Filter the entries, keeping every line with the word "this".

-------- ENTRIES SUPPLIED

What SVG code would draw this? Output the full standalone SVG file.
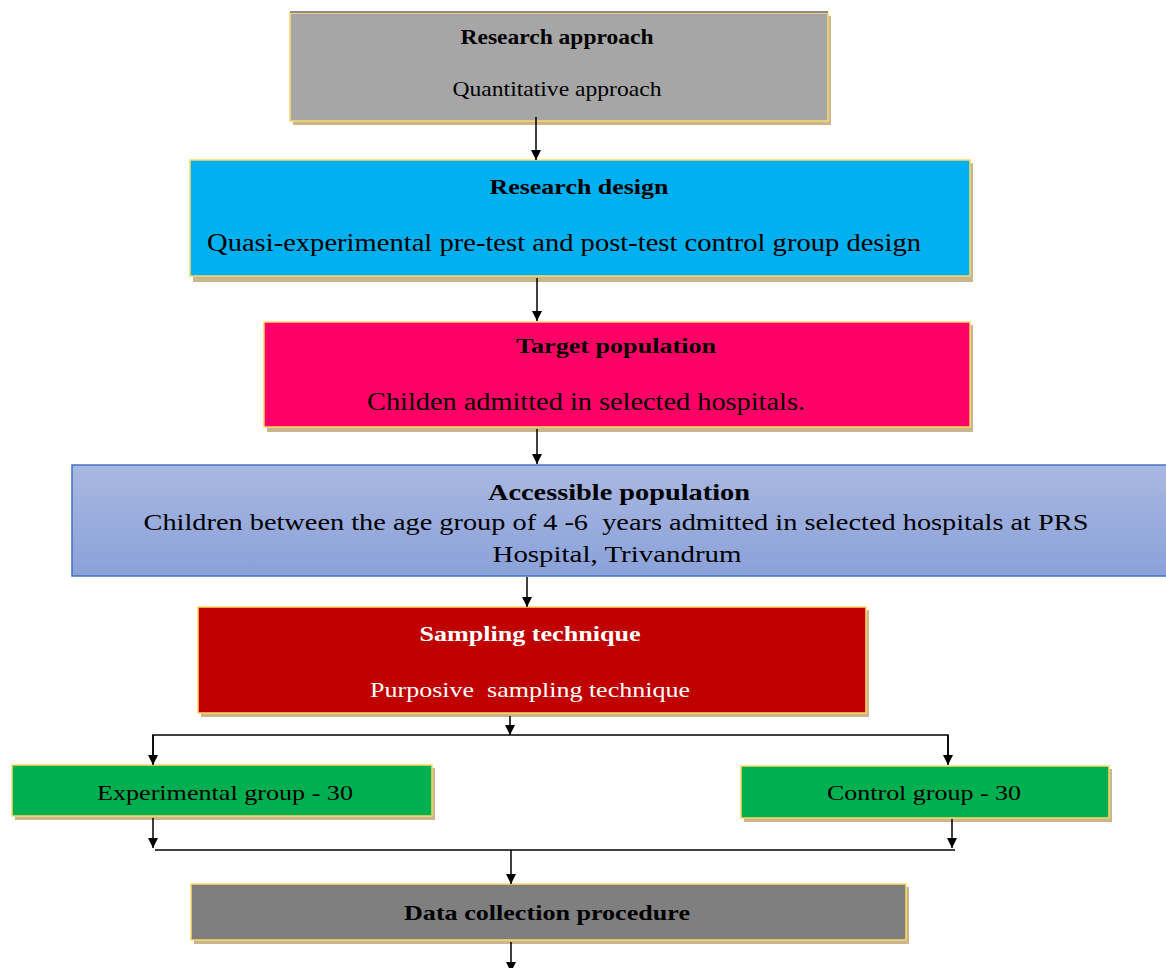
<svg xmlns="http://www.w3.org/2000/svg" width="1166" height="968" viewBox="0 0 1166 968">
<style>
.box{stroke:#FFD966;stroke-width:1.5}
.sh{fill:#C8B78E}
.t{font-family:"Liberation Serif","Times New Roman",serif;fill:#000;text-anchor:middle;white-space:pre}
.b{font-weight:bold}
.w{fill:#fff}
.c{stroke:#000;stroke-width:1.5;fill:none}
</style>
<defs>
<marker id="ah" viewBox="0 0 10 10" refX="10" refY="5" markerWidth="10" markerHeight="10" markerUnits="userSpaceOnUse" orient="auto">
<path d="M0,0 L10,5 L0,10 Z" fill="#000"/>
</marker>
<linearGradient id="gacc" x1="0" y1="0" x2="0" y2="1">
<stop offset="0" stop-color="#A9B8E1"/>
<stop offset="1" stop-color="#8AA1D9"/>
</linearGradient>
</defs>
<rect width="1166" height="968" fill="#fff"/>

<g id="n1">
<rect x="293" y="16" width="538" height="109" class="sh"/>
<rect x="290" y="13" width="538" height="108" fill="#A6A6A6" class="box"/>
<line x1="290" y1="12" x2="828" y2="12" stroke="#8C8C8C" stroke-width="2"/>
<text x="557" y="44" class="t b" font-size="22" textLength="193" lengthAdjust="spacingAndGlyphs">Research approach</text>
<text x="557" y="96" class="t" font-size="22" textLength="209" lengthAdjust="spacingAndGlyphs">Quantitative approach</text>
</g>

<g id="n2">
<rect x="193" y="163" width="780" height="119" class="sh"/>
<rect x="190" y="160" width="780" height="116" fill="#00B0F0" class="box"/>
<text x="579" y="194" class="t b" font-size="22" textLength="179" lengthAdjust="spacingAndGlyphs">Research design</text>
<text x="564" y="251" class="t" font-size="26" textLength="714" lengthAdjust="spacingAndGlyphs">Quasi-experimental pre-test and post-test control group design</text>
</g>

<g id="n3">
<rect x="267" y="325" width="706" height="107" class="sh"/>
<rect x="264" y="322" width="706" height="105" fill="#FF0066" class="box"/>
<text x="616" y="353" class="t b" font-size="22" textLength="200" lengthAdjust="spacingAndGlyphs">Target population</text>
<text x="586" y="410" class="t" font-size="26" textLength="438" lengthAdjust="spacingAndGlyphs">Childen admitted in selected hospitals.</text>
</g>

<g id="n4">
<rect x="72" y="465" width="1100" height="111" fill="url(#gacc)" stroke="#4472C4" stroke-width="1.5"/>
<text x="619" y="500" class="t b" font-size="24" textLength="262" lengthAdjust="spacingAndGlyphs">Accessible population</text>
<text x="616" y="530" class="t" font-size="24" textLength="945" lengthAdjust="spacingAndGlyphs">Children between the age group of 4 -6  years admitted in selected hospitals at PRS</text>
<text x="617" y="562" class="t" font-size="24" textLength="249" lengthAdjust="spacingAndGlyphs">Hospital, Trivandrum</text>
</g>

<g id="n5">
<rect x="201" y="610" width="668" height="107" class="sh"/>
<rect x="198" y="607" width="668" height="106" fill="#C00000" class="box"/>
<text x="530" y="641" class="t b w" font-size="22" textLength="221" lengthAdjust="spacingAndGlyphs">Sampling technique</text>
<text x="530" y="697" class="t w" font-size="22" textLength="320" lengthAdjust="spacingAndGlyphs">Purposive  sampling technique</text>
</g>

<g id="n6">
<rect x="15" y="768" width="420" height="52" class="sh"/>
<rect x="12" y="765" width="420" height="51" fill="#00B050" class="box"/>
<text x="225" y="800" class="t" font-size="22" textLength="256" lengthAdjust="spacingAndGlyphs">Experimental group - 30</text>
</g>

<g id="n7">
<rect x="744" y="769" width="368" height="53" class="sh"/>
<rect x="741" y="766" width="368" height="52" fill="#00B050" class="box"/>
<text x="924" y="800" class="t" font-size="22" textLength="194" lengthAdjust="spacingAndGlyphs">Control group - 30</text>
</g>

<g id="n8">
<rect x="194" y="887" width="715" height="57" class="sh"/>
<rect x="191" y="884" width="715" height="56" fill="#7F7F7F" class="box"/>
<text x="547" y="920" class="t b" font-size="22" textLength="286" lengthAdjust="spacingAndGlyphs">Data collection procedure</text>
</g>

<g id="connectors">
<line x1="536" y1="117" x2="536" y2="160" class="c" marker-end="url(#ah)"/>
<line x1="537" y1="278" x2="537" y2="321" class="c" marker-end="url(#ah)"/>
<line x1="537" y1="429" x2="537" y2="464" class="c" marker-end="url(#ah)"/>
<line x1="527" y1="577" x2="527" y2="607" class="c" marker-end="url(#ah)"/>
<line x1="510" y1="716" x2="510" y2="735" class="c" marker-end="url(#ah)"/>
<path d="M153,763 V735 H948 V763" class="c"/>
<line x1="153" y1="735" x2="153" y2="765" class="c" marker-end="url(#ah)"/>
<line x1="948" y1="735" x2="948" y2="765" class="c" marker-end="url(#ah)"/>
<line x1="153" y1="818" x2="153" y2="848" class="c" marker-end="url(#ah)"/>
<line x1="952" y1="819" x2="952" y2="848" class="c" marker-end="url(#ah)"/>
<line x1="155" y1="850" x2="955" y2="850" class="c"/>
<line x1="511" y1="850" x2="511" y2="884" class="c" marker-end="url(#ah)"/>
<line x1="511" y1="942" x2="511" y2="972" class="c" marker-end="url(#ah)"/>
</g>
</svg>
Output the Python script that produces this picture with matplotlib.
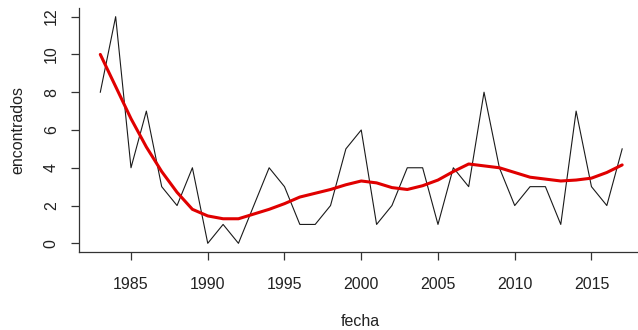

----------------

**WRITTEN SOLUTION**
What SVG code would draw this? Output the full standalone SVG file.
Output the Python script that produces this picture with matplotlib.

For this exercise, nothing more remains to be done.